What’S The Difference Between A Treasury Note And A Treasury Bond?


When it comes to investing in government securities, distinguishing between treasury notes and treasury bonds is crucial. Both instruments are issued by the United States Department of the Treasury, but they differ in terms of maturity and interest rates.

Treasury Notes

Treasury notes typically have maturities ranging from 2 to 10 years, making them intermediate-term securities. They pay interest every six months based on a fixed rate determined at the time of issuance. Investors are attracted to treasury notes for their relatively shorter terms and fixed interest payments, providing a steady income stream over the life of the note. The principal amount invested in treasury notes is repaid in full at maturity, offering investors a predictable return on their investment.

Treasury Bonds

In contrast, treasury bonds have longer maturities that can extend up to 30 years, making them long-term securities. Like treasury notes, treasury bonds also pay interest every six months, but their longer terms often result in higher yields to compensate for the extended maturity period. Treasury bonds are popular among investors seeking long-term investment opportunities, as they offer the potential for higher returns over an extended period. The principal amount invested in treasury bonds is returned in full at maturity, providing investors with a lump-sum payout in addition to periodic interest payments.

Key Differences

The main disparity between treasury notes and treasury bonds lies in their respective maturities and interest rates.
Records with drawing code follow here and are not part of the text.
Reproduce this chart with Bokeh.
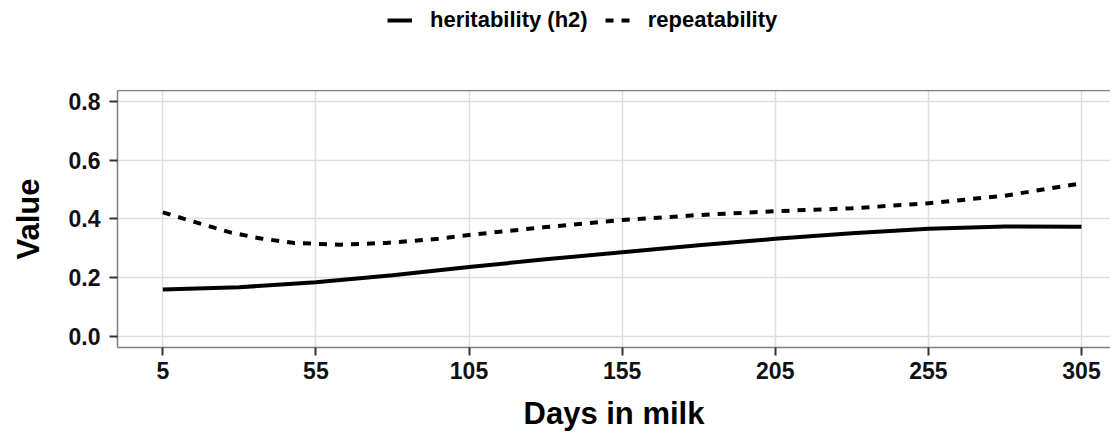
from bokeh.plotting import figure
from bokeh.layouts import column
from bokeh.models import Range1d, FixedTicker, LinearAxis, Legend, LegendItem
from bokeh.embed import file_html
from bokeh.resources import INLINE

# Data
h2_days = [5, 30, 55, 80, 105, 130, 155, 180, 205, 230, 255, 280, 305]
h2_values = [0.159, 0.167, 0.184, 0.208, 0.236, 0.262, 0.286, 0.310, 0.332, 0.351, 0.366, 0.374, 0.373]

rep_days = [5, 12, 27, 37, 48, 55, 63, 78, 95, 105, 130, 155, 180, 205, 230, 255, 280, 305]
rep_values = [0.422, 0.400, 0.354, 0.333, 0.318, 0.315, 0.312, 0.318, 0.332, 0.345, 0.372,
              0.396, 0.413, 0.426, 0.436, 0.453, 0.479, 0.521]

x_ticks = [5, 55, 105, 155, 205, 255, 305]
y_ticks = [0.0, 0.2, 0.4, 0.6, 0.8]
y_tick_labels = {0.0: "0.0", 0.2: "0.2", 0.4: "0.4", 0.6: "0.6", 0.8: "0.8"}

series_labels = ["heritability (h2)", "repeatability"]

FONT = "Liberation Sans"
LINE_W = 4
DASH = "8 8"

# ---- legend strip (top); its ranges keep the proxy series out of view ----
leg = figure(width=1110, height=90, output_backend="svg", toolbar_location=None,
             x_range=Range1d(1000, 1001), y_range=Range1d(1000, 1001),
             x_axis_location=None, y_axis_location=None,
             min_border_left=117, min_border_right=0, min_border_top=0, min_border_bottom=0)
leg.outline_line_color = None
leg.grid.visible = False
leg.background_fill_color = "white"
leg.border_fill_color = "white"
lr1 = leg.line(h2_days, h2_values, line_color="black", line_width=LINE_W)
lr2 = leg.line(rep_days, rep_values, line_color="black", line_width=LINE_W, line_dash=DASH)

legend = Legend(items=[LegendItem(label=series_labels[0], renderers=[lr1]),
                       LegendItem(label=series_labels[1], renderers=[lr2])],
                orientation="horizontal", location=(270, 57))
legend.label_text_font = FONT
legend.label_text_font_style = "bold"
legend.label_text_font_size = "22px"
legend.label_text_color = "black"
legend.glyph_width = 25
legend.glyph_height = 26
legend.label_height = 26
legend.label_standoff = 18
legend.spacing = 17
legend.padding = 0
legend.margin = 0
legend.border_line_color = None
legend.background_fill_alpha = 0
leg.add_layout(legend, "center")

# ---- main chart ----
p = figure(width=1110, height=345, output_backend="svg", toolbar_location=None,
           x_range=Range1d(-9.79, 314.47), y_range=Range1d(-0.0385, 0.8375),
           min_border_left=117, min_border_right=0, min_border_top=0, min_border_bottom=88)
p.outline_line_color = None
p.background_fill_color = "white"
p.border_fill_color = "white"

r1 = p.line(h2_days, h2_values, line_color="black", line_width=LINE_W)
r2 = p.line(rep_days, rep_values, line_color="black", line_width=LINE_W, line_dash=DASH)

for ax in (p.xaxis[0], p.yaxis[0]):
    ax.axis_line_color = "#7f7f7f"
    ax.axis_line_width = 1.5
    ax.major_tick_line_color = "#333333"
    ax.major_tick_line_width = 2
    ax.major_tick_out = 8
    ax.major_tick_in = 0
    ax.minor_tick_out = 0
    ax.minor_tick_in = 0
    ax.major_label_text_font = FONT
    ax.major_label_text_font_style = "bold"
    ax.major_label_text_font_size = "23px"
    ax.major_label_text_color = "#111111"
    ax.axis_label_text_font = FONT
    ax.axis_label_text_font_style = "bold"
    ax.axis_label_text_font_size = "31px"
    ax.axis_label_text_color = "black"

p.xaxis.ticker = FixedTicker(ticks=x_ticks)
p.yaxis.ticker = FixedTicker(ticks=y_ticks)
p.yaxis.major_label_overrides = y_tick_labels
p.xaxis.axis_label = "Days in milk"
p.yaxis.axis_label = "Value"
p.xaxis.major_label_standoff = 6
p.yaxis.major_label_standoff = 9
p.xaxis.axis_label_standoff = 14
p.yaxis.axis_label_standoff = 20

# top border line of the panel
top_axis = LinearAxis(ticker=FixedTicker(ticks=[]), axis_line_color="#7f7f7f", axis_line_width=1.5,
                      major_tick_out=0, major_tick_in=0, minor_tick_out=0, minor_tick_in=0,
                      major_label_standoff=0, axis_label_standoff=0,
                      major_label_text_font_size="0px")
p.add_layout(top_axis, "above")

p.xgrid.ticker = FixedTicker(ticks=x_ticks)
p.ygrid.ticker = FixedTicker(ticks=y_ticks)
p.grid.grid_line_color = "#dedede"
p.grid.grid_line_width = 1.5

layout = column(leg, p, spacing=0)
open("out.html", "w").write(file_html(layout, INLINE))
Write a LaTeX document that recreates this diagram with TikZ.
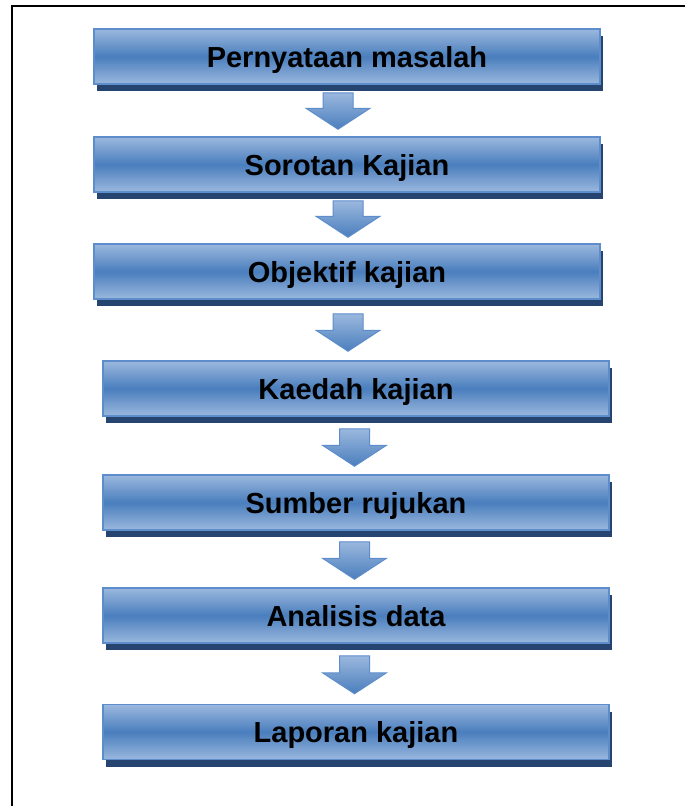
\documentclass[tikz,border=0pt]{standalone}
\usepackage{fontspec}
\setmainfont{Liberation Sans}
\usetikzlibrary{calc,shadows}
\definecolor{kotakatas}{HTML}{9BB8DE}
\definecolor{kotaktengah}{HTML}{4A7EBD}
\definecolor{kotakgaris}{HTML}{5E8DCB}
\definecolor{bayang}{HTML}{264470}
\tikzset{
    kotak/.style = {draw=kotakgaris, line width=1.5pt, rectangle, minimum width=506pt, minimum height=55pt, inner sep=0pt,
        text height=21pt, text depth=0pt,
        top color=kotakatas, bottom color=kotakatas, middle color=kotaktengah,
        font=\fontsize{29}{34}\selectfont\bfseries,
        drop shadow={shadow xshift=3pt, shadow yshift=-7pt, fill=bayang, opacity=1}},
    panah-blok/.style = {draw=kotakgaris, line width=1pt, top color=kotakatas, bottom color=kotaktengah},
}
% panah blok: dari, ke, geser x, jarak atas, jarak bawah
\newcommand{\panah}[5]{%
  \path[panah-blok] let \p1 = (#1.south), \p2 = (#2.north) in
    (\x1+#3pt-15pt, \y1-#4pt) -- (\x1+#3pt+15pt, \y1-#4pt)
    -- (\x1+#3pt+15pt, \y2+#5pt+21pt) -- (\x1+#3pt+32pt, \y2+#5pt+21pt)
    -- (\x1+#3pt, \y2+#5pt) -- (\x1+#3pt-32pt, \y2+#5pt+21pt)
    -- (\x1+#3pt-15pt, \y2+#5pt+21pt) -- cycle;
}
\begin{document}
\begin{tikzpicture}[x=1pt, y=-1pt]
\useasboundingbox (0,0) rectangle (685,806);
\draw[line width=2pt] (12,806) -- (12,6) -- (685,6);

\node[kotak] (pernyataan) at (347,56.5) {Pernyataan masalah};
\node[kotak] (sorotan) at (347,164.5) {Sorotan Kajian};
\node[kotak] (objektif) at (347,271.5) {Objektif kajian};
\node[kotak] (kaedah) at (356,388.5) {Kaedah kajian};
\node[kotak] (sumber) at (356,502.5) {Sumber rujukan};
\node[kotak] (analisis) at (356,615.5) {Analisis data};
\node[kotak] (laporan) at (356,732) {Laporan kajian};

\panah{pernyataan}{sorotan}{-9}{8}{7}
\panah{sorotan}{objektif}{1}{8}{6}
\panah{objektif}{kaedah}{1}{14}{9}
\panah{kaedah}{sumber}{-1.5}{12}{8}
\panah{sumber}{analisis}{-1.5}{11}{8}
\panah{analisis}{laporan}{-1.5}{12}{10}
\end{tikzpicture}
\end{document}
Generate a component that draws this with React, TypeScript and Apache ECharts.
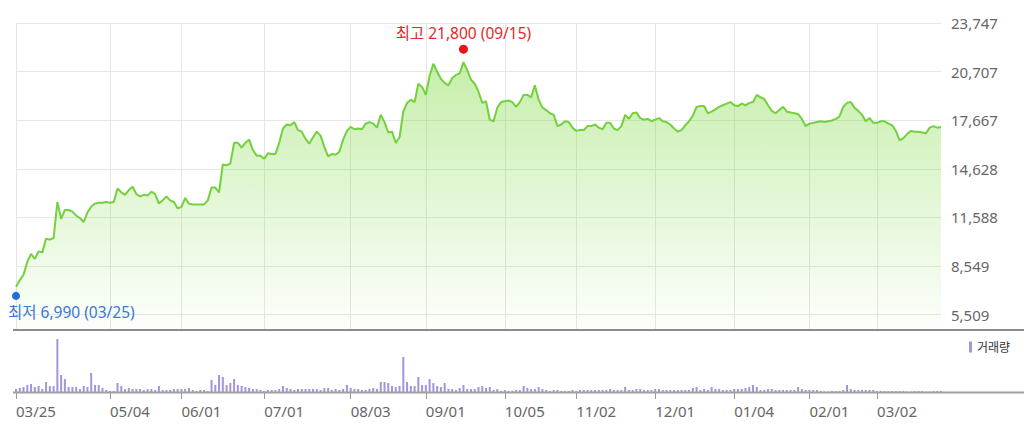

Treasury notes are suitable for investors with a shorter investment horizon who prefer regular interest payments and quicker access to their principal amount. On the other hand, treasury bonds are more appealing to investors with a longer-term perspective looking for higher yields and willing to commit their funds for an extended period. Investors must consider their investment horizon, income needs, and risk tolerance when choosing between treasury notes and treasury bonds to align their investment strategy with their financial goals.